The Zope Application Server Revisited
One of the most noteworthy things about the open-source world is that no good idea is ever wasted; if it doesn't succeed the first time around, it's generally recycled through a few iterations until a wider audience is reached.
Such is the case with Python and Zope. Python has a devoted user base; while this base may not be as large as the user base associated with Java or Perl or Tcl, it's still significant enough to warrant serious consideration in discussions of scripting and programming languages. That's because at its core there are a lot of good ideas within Python about how data should be handled in an object-oriented fashion.
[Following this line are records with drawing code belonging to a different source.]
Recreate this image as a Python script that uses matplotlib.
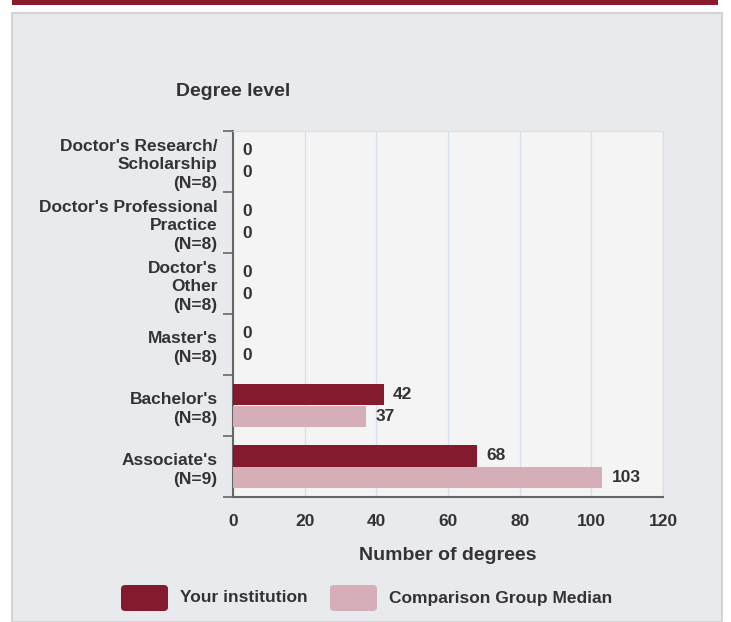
import numpy as np
import matplotlib.pyplot as plt
from matplotlib.patches import Rectangle, FancyBboxPatch

plt.rcParams['font.family'] = ['Liberation Sans', 'DejaVu Sans']
plt.rcParams['font.weight'] = 'bold'

# data
categories = ["Doctor's Research/\nScholarship\n(N=8)",
              "Doctor's Professional\nPractice\n(N=8)",
              "Doctor's\nOther\n(N=8)",
              "Master's\n(N=8)",
              "Bachelor's\n(N=8)",
              "Associate's\n(N=9)"]
your_inst = [0, 0, 0, 0, 42, 68]
comparison = [0, 0, 0, 0, 37, 103]
x_ticks = [0, 20, 40, 60, 80, 100, 120]

c_your = '#831a2e'
c_comp = '#d5aeb8'
c_text = '#333333'

W, H = 731, 622
fig = plt.figure(figsize=(W / 100, H / 100), dpi=100)
fig.patch.set_facecolor('white')

# panel background and top bar
fig.patches.append(Rectangle((12 / W, 0), 710 / W, 1 - 13 / H, transform=fig.transFigure,
                             facecolor='#e9eaee', edgecolor='#d4d4d6', linewidth=1.5, zorder=-2))
fig.patches.append(Rectangle((12 / W, 1 - 5 / H), 706 / W, 5 / H, transform=fig.transFigure,
                             facecolor='#8a1a2c', edgecolor='none', zorder=-2))

ax = fig.add_axes([233 / W, 1 - 497 / H, 430 / W, 366 / H])
ax.set_zorder(1)
ax.set_facecolor('#f4f4f5')

y = np.arange(len(categories))
h = 0.36
b1 = ax.barh(y - h / 2, your_inst, height=h, color=c_your, zorder=3)
b2 = ax.barh(y + h / 2, comparison, height=h, color=c_comp, zorder=3)

for bars, vals in ((b1, your_inst), (b2, comparison)):
    for bar, v in zip(bars, vals):
        ax.annotate(str(v), (v, bar.get_y() + bar.get_height() / 2),
                    xytext=(7, 0), textcoords='offset points',
                    ha='left', va='center', fontsize=12.5, fontweight='bold', color=c_text)

ax.set_xlim(0, 120)
ax.set_ylim(len(categories) - 0.5, -0.5)
ax.set_xticks(x_ticks)
ax.set_xticklabels([str(t) for t in x_ticks], fontsize=12.5, fontweight='bold', color=c_text)
ax.tick_params(axis='x', length=0, pad=12)

# boundary ticks (major) and centered labels (minor)
ax.set_yticks(np.arange(len(categories) + 1) - 0.5)
ax.set_yticklabels([])
ax.tick_params(axis='y', which='major', length=7, width=1.2, color='#666666', direction='out')
ax.set_yticks(y, minor=True)
ax.set_yticklabels(categories, minor=True, fontsize=12.5, fontweight='bold', color=c_text,
                   linespacing=1.3)
ax.tick_params(axis='y', which='minor', length=0, pad=11)

ax.grid(axis='x', color='#d6e0ea', linewidth=1, zorder=0)
for s in ('top', 'right'):
    ax.spines[s].set_color('#dcdcdc')
for s in ('left', 'bottom'):
    ax.spines[s].set_color('#666666')
    ax.spines[s].set_linewidth(1.5)

fig.text(233 / W, 1 - 91 / H, 'Degree level', ha='center', va='center',
         fontsize=14, fontweight='bold', color=c_text)
fig.text(448 / W, 1 - 555 / H, 'Number of degrees', ha='center', va='center',
         fontsize=14, fontweight='bold', color=c_text)

# legend
legend_items = [('Your institution', c_your, 121), ('Comparison Group Median', c_comp, 330)]
for label, col, x0 in legend_items:
    fig.patches.append(FancyBboxPatch((x0 / W, 1 - 611 / H), 47 / W, 26 / H,
                                      boxstyle='round,pad=0,rounding_size=0.006',
                                      transform=fig.transFigure, facecolor=col,
                                      edgecolor='none', zorder=2))
    fig.text((x0 + 59) / W, 1 - 598 / H, label, ha='left', va='center',
             fontsize=12.5, fontweight='bold', color=c_text)

fig.savefig('out.png', dpi=100)
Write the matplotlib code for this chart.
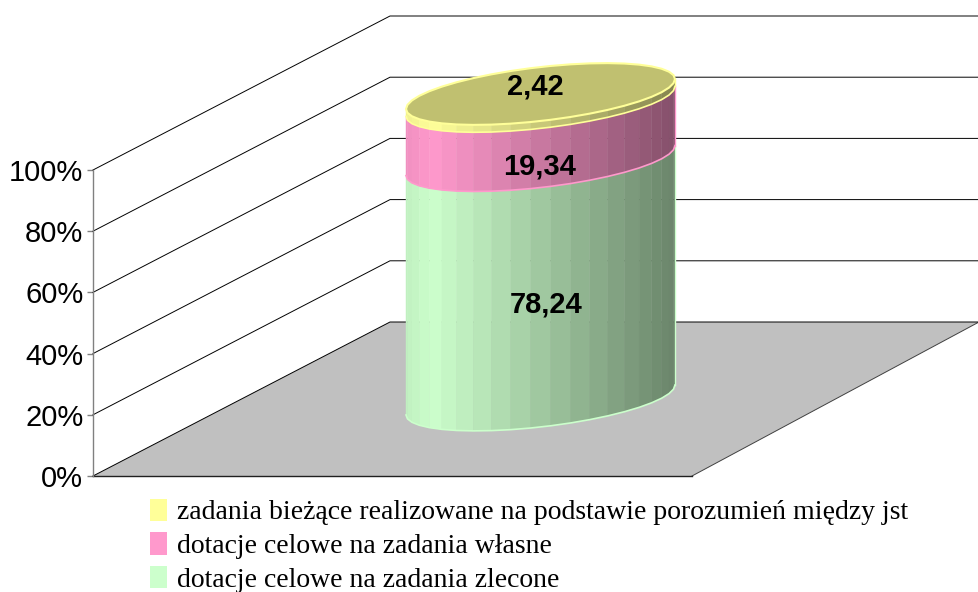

These good ideas are given more exposure and a fuller development in Zope, an open-source application server developed by Digital Creations. Zope is positioned in several different ways by its developers. First, Zope is direct competition to application servers like Cold Fusion and SilverStream, which take user-friendly queries from Web browsers via Java applications, submit them to relational database, format the returned data, and then send the information back to the Web browser. (This, of course, is a gross simplification of what an application server does, but it gives you a general idea, nevertheless.) Secondly, Zope is positioned as an open-source development system against the likes of mod_perl and PHP. Finally, Zope is a content-management system and portal manager, competing against Glyphica, Portera and Vignette.
In this review, we're evaluating Zope as an application server. This isn't to say that the other two areas aren't worthy of consideration, but the application-server market is exceptionally competitive right now, and is one in which Linux solutions are still in short supply despite the presence of Cold Fusion, Bluestone Sapphire/Web and IBM WebSphere.